From Print to Digital
Most of our discussion has focused on the creation, editing, and management of dictionary text. But probably the most significant change since the year 2000 has been in the way that dictionaries are delivered to their users. The complete OED was released as a CD-ROM in 1989, and other publishers quickly followed Oxford’s lead. But at this stage, changes were largely cosmetic; these were not much more than ‘books in digital form’. The CD-ROM is in any case an obsolescent technology, and dictionaries in this form were soon superseded, as most publishers migrated their products to online platforms. (Many online dictionaries continue to exist in print editions, too, but this situation seems unlikely to continue for long.)
From a historical perspective, this is a very recent change, and it will be some time before its full implications become clear. But the concept ‘dictionary’ is in the process of being redefined. Most online dictionaries already include multimedia content, as publishers experiment with the opportunities which the new media offer. Features such as audio pronunciations, animations, and video clips are now common, and one can observe a general trend towards visual (rather than text-based) ways of presenting lexical information. Supplementary materials (blogs, Q&A features, quizzes, and the like) are becoming a normal part of a dictionary website, and the addition of ‘user-generated content’ (still in its early stages) is further broadening the scope of what users expect in a dictionary. Another obvious consequence is that dictionaries can now stay fully up to date. When dictionaries were printed books, they would typically be updated with new editions every four or five years. But in online media, new material (such as novel words or meanings) can be added at any time – and should be, as there is an expectation among users that they will find such data in their online dictionary.

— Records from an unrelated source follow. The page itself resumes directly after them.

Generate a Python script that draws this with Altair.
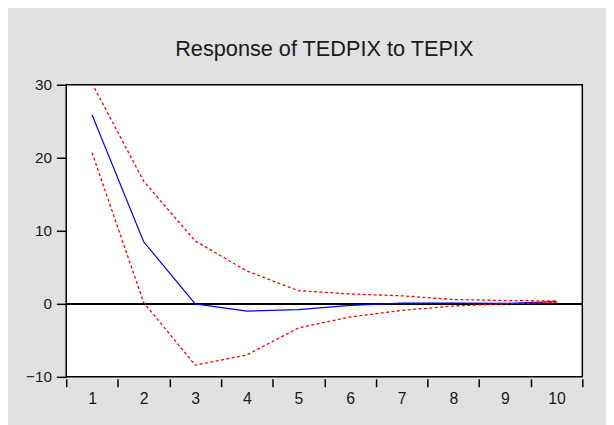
import altair as alt
import pandas as pd

periods = [1, 2, 3, 4, 5, 6, 7, 8, 9, 10]
response = [25.9, 8.5, 0.0, -1.0, -0.8, -0.2, 0.1, 0.1, 0.05, 0.3]
upper = [30.2, 16.8, 8.6, 4.5, 1.8, 1.35, 1.1, 0.6, 0.45, 0.4]
lower = [20.7, 0.2, -8.4, -7.0, -3.3, -1.8, -0.9, -0.3, 0.0, 0.2]
x_tick_values = [0.5 + 0.5 * i for i in range(21)]
y_tick_values = [-10, 0, 10, 20, 30]
title_text = "Response of TEDPIX to TEPIX"

df = pd.DataFrame({"period": periods, "response": response, "upper": upper, "lower": lower})

FONT = "Liberation Sans"

x_enc = alt.X(
    "period:Q",
    scale=alt.Scale(domain=[0.5, 10.5], nice=False, zero=False),
    axis=alt.Axis(
        values=x_tick_values,
        title=None,
        grid=False,
        domain=False,
        offset=2,
        tickSize=8,
        tickWidth=1.5,
        tickColor="#000000",
        tickOpacity={"condition": {"test": "datum.value % 1 === 0", "value": 0}, "value": 1},
        labelExpr="datum.value % 1 === 0 ? format(datum.value, 'd') : ''",
        labelOverlap=False,
        labelFont=FONT,
        labelFontSize=16,
        labelColor="#1a1a1a",
        labelPadding=4,
    ),
)

y_scale = alt.Scale(domain=[-10, 30], nice=False, zero=False)
y_axis = alt.Axis(
    values=y_tick_values,
    title=None,
    grid=False,
    domain=False,
    tickSize=10,
    tickWidth=1.5,
    tickColor="#000000",
    labelFont=FONT,
    labelFontSize=15.5,
    labelColor="#1a1a1a",
    labelPadding=5,
)

base = alt.Chart(df)

zero_rule = base.mark_rule(color="#000000", strokeWidth=1.3).encode(y=alt.datum(0, scale=y_scale, axis=y_axis))

resp_line = base.mark_line(color="#0000ff", strokeWidth=1.2, clip=True).encode(
    x=x_enc, y=alt.Y("response:Q", scale=y_scale, axis=y_axis)
)
upper_line = base.mark_line(color="#ff0000", strokeWidth=1.3, strokeDash=[3, 2.5], clip=True).encode(
    x=x_enc, y=alt.Y("upper:Q", scale=y_scale)
)
lower_line = base.mark_line(color="#ff0000", strokeWidth=1.3, strokeDash=[3, 2.5], clip=True).encode(
    x=x_enc, y=alt.Y("lower:Q", scale=y_scale)
)

chart = (
    alt.layer(zero_rule, resp_line, upper_line, lower_line)
    .properties(
        width=523,
        height=296,
        title=alt.TitleParams(
            text=title_text,
            font=FONT,
            fontSize=22,
            fontWeight="normal",
            color="#1a1a1a",
            anchor="middle",
            offset=17,
        ),
        background="#e1e1e1",
        autosize=alt.AutoSizeParams(type="none"),
        padding={"left": 59, "top": 75, "right": 24, "bottom": 46},
    )
    .configure_view(fill="#ffffff", stroke="#000000", strokeWidth=1.5)
)

chart.save("out.html", embed_options={"renderer": "svg", "actions": False})
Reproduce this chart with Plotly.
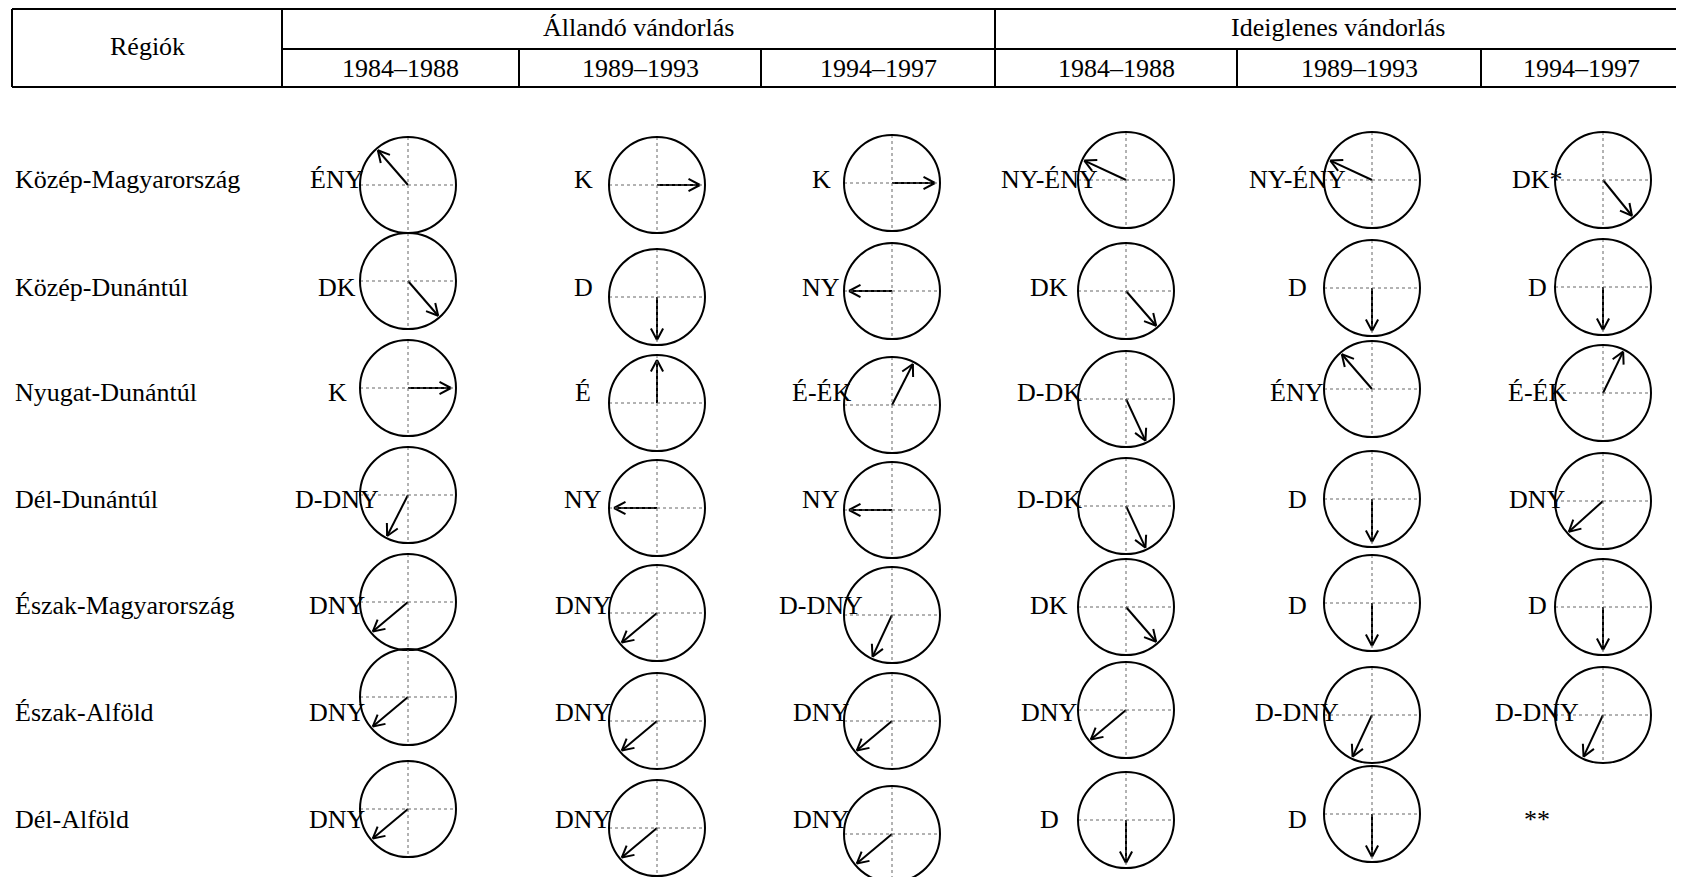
import math
import plotly.graph_objects as go

# table contents
REGIONS = ["Közép-Magyarország", "Közép-Dunántúl", "Nyugat-Dunántúl", "Dél-Dunántúl",
           "Észak-Magyarország", "Észak-Alföld", "Dél-Alföld"]
GROUPS = ["Állandó vándorlás", "Ideiglenes vándorlás"]
PERIODS = ["1984–1988", "1989–1993", "1994–1997"]
HEADER_REGION = "Régiók"

# direction label and arrow angle (degrees, counter-clockwise from east) per region
ALLANDO_8488_DIR = ["ÉNY", "DK", "K", "D-DNY", "DNY", "DNY", "DNY"]
ALLANDO_8488_DEG = [131, -49, 0, 243, 220, 220, 220]
ALLANDO_8993_DIR = ["K", "D", "É", "NY", "DNY", "DNY", "DNY"]
ALLANDO_8993_DEG = [0, 270, 90, 180, 220, 220, 220]
ALLANDO_9497_DIR = ["K", "NY", "É-ÉK", "NY", "D-DNY", "DNY", "DNY"]
ALLANDO_9497_DEG = [0, 180, 63, 180, 245, 220, 220]
IDEIGL_8488_DIR = ["NY-ÉNY", "DK", "D-DK", "D-DK", "DK", "DNY", "D"]
IDEIGL_8488_DEG = [155, -49, -65, -65, -49, 220, 270]
IDEIGL_8993_DIR = ["NY-ÉNY", "D", "ÉNY", "D", "D", "D-DNY", "D"]
IDEIGL_8993_DEG = [155, 270, 131, 270, 270, 245, 270]
IDEIGL_9497_DIR = ["DK*", "D", "É-ÉK", "DNY", "D", "D-DNY", "**"]
IDEIGL_9497_DEG = [-51, 270, 64, 222, 270, 245, None]

COLUMNS = [
    (ALLANDO_8488_DIR, ALLANDO_8488_DEG), (ALLANDO_8993_DIR, ALLANDO_8993_DEG),
    (ALLANDO_9497_DIR, ALLANDO_9497_DEG), (IDEIGL_8488_DIR, IDEIGL_8488_DEG),
    (IDEIGL_8993_DIR, IDEIGL_8993_DEG), (IDEIGL_9497_DIR, IDEIGL_9497_DEG),
]

# page layout (pixels); the page body adds an 8px margin, so axes start at 8
W, H = 1684, 877
OFF = 8
FONT = dict(family="Liberation Serif, Times New Roman, serif", size=26, color="black")
COL_X = [408, 657, 892, 1126, 1372, 1603]
LABEL_X = [337, 583, 821, 1049, 1297, 1537]
ROW_BASE = [188, 296, 401, 508, 614, 721, 828]
CIRCLE_Y = [
    [185, 281, 388, 495, 602, 697, 809],
    [185, 297, 403, 508, 613, 721, 828],
    [183, 291, 405, 510, 615, 721, 834],
    [180, 291, 399, 506, 607, 710, 820],
    [180, 288, 389, 499, 603, 715, 814],
    [180, 287, 393, 501, 607, 715, 815],
]
R = 48
HEAD_LEN, HEAD_ANG = 13, 28
V_LINES = [12, 282, 519, 761, 995, 1237, 1481, 1681]
TOP, MID, BOT = 9, 49, 87
DY = 0.3375 * FONT["size"]  # baseline -> middle of text box

shapes = []
annotations = []

def line(x0, y0, x1, y1, width=2, color="black", dash="solid"):
    shapes.append(dict(type="line", xref="x", yref="y", x0=x0, y0=y0, x1=x1, y1=y1,
                       line=dict(color=color, width=width, dash=dash)))

def text(x, y, s, xanchor="center"):
    annotations.append(dict(x=x, y=y, xref="x", yref="y", text=s, showarrow=False,
                            xanchor=xanchor, yanchor="middle", font=FONT))

# header table
line(V_LINES[0], TOP, V_LINES[-1], TOP)
line(V_LINES[1], MID, V_LINES[-1], MID)
line(V_LINES[0], BOT, V_LINES[-1], BOT)
for i, x in enumerate(V_LINES):
    full = i in (0, 1, 4, 7)
    line(x, TOP if full else MID, x, BOT)
text((V_LINES[0] + V_LINES[1]) / 2, 55 - DY, HEADER_REGION)
text((V_LINES[1] + V_LINES[4]) / 2, 36.7 - DY, GROUPS[0])
text((V_LINES[4] + V_LINES[7]) / 2, 36.7 - DY, GROUPS[1])
for k in range(6):
    text((V_LINES[k + 1] + V_LINES[k + 2]) / 2, 77 - DY, PERIODS[k % 3])

for i, name in enumerate(REGIONS):
    text(13, ROW_BASE[i] - DY, name, xanchor="left")

ax, ay = [], []
for c, (dirs, degs) in enumerate(COLUMNS):
    cx = COL_X[c]
    for i, (lab, deg) in enumerate(zip(dirs, degs)):
        text(LABEL_X[c], ROW_BASE[i] - DY, lab)
        if deg is None:
            continue
        cy = CIRCLE_Y[c][i]
        # compass cross (dotted) and circle
        line(cx - R, cy, cx + R, cy, width=1, color="#666666", dash="dot")
        line(cx, cy - R, cx, cy + R, width=1, color="#666666", dash="dot")
        shapes.append(dict(type="circle", xref="x", yref="y", x0=cx - R, x1=cx + R,
                           y0=cy - R, y1=cy + R, line=dict(color="black", width=2)))
        # arrow
        L = 43 if deg % 90 == 0 else 46
        t = math.radians(deg)
        tx, ty = cx + L * math.cos(t), cy - L * math.sin(t)
        ax += [cx, tx, None]
        ay += [cy, ty, None]
        for s in (1, -1):
            b = t + math.pi + s * math.radians(HEAD_ANG)
            ax += [tx + HEAD_LEN * math.cos(b), tx, None]
            ay += [ty - HEAD_LEN * math.sin(b), ty, None]

fig = go.Figure(go.Scatter(x=ax, y=ay, mode="lines", line=dict(color="black", width=2),
                           hoverinfo="skip", showlegend=False))
fig.update_layout(
    width=W, height=H, margin=dict(l=0, r=0, t=0, b=0),
    paper_bgcolor="white", plot_bgcolor="white",
    shapes=shapes, annotations=annotations,
)
fig.update_xaxes(range=[OFF, W + OFF], visible=False, fixedrange=True)
fig.update_yaxes(range=[H + OFF, OFF], visible=False, fixedrange=True)
fig.write_html("out.html")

With the move online, lexicography is entering a new era, and the consequences of this change are still being worked out. For example, the space constraints of a printed dictionary meant that the headword list had to be carefully selected, and publishers would have strict inclusion criteria. With no such limitations in digital media, how do we now decide which words should be included (or excluded)? Issues such as these are still under debate in the lexicographic community.
Conclusion
The automation of lexicographic tasks continues. Emerging technologies which will contribute to this include systems for detecting novel vocabulary (new words and new meanings of existing words), and tools for automatically applying subject-field labels (for example, where a word is predominantly used in medical or legal discourse). Developments like these reflect the interaction between lexicography and NLP, which has been so fruitful in streamlining many of the processes involved in creating a dictionary. There are still many aspects of the lexicographer’s job which require a great deal of skilled human effort, notably word sense disambiguation and definition-writing. But even these are unlikely to be intractable in the long term. In this chapter, we have shown how – over the last half-century or so – the application of technology, and collaborations with researchers in the NLP community, have transformed both lexicography and the dictionary. Further exciting developments are in the pipeline.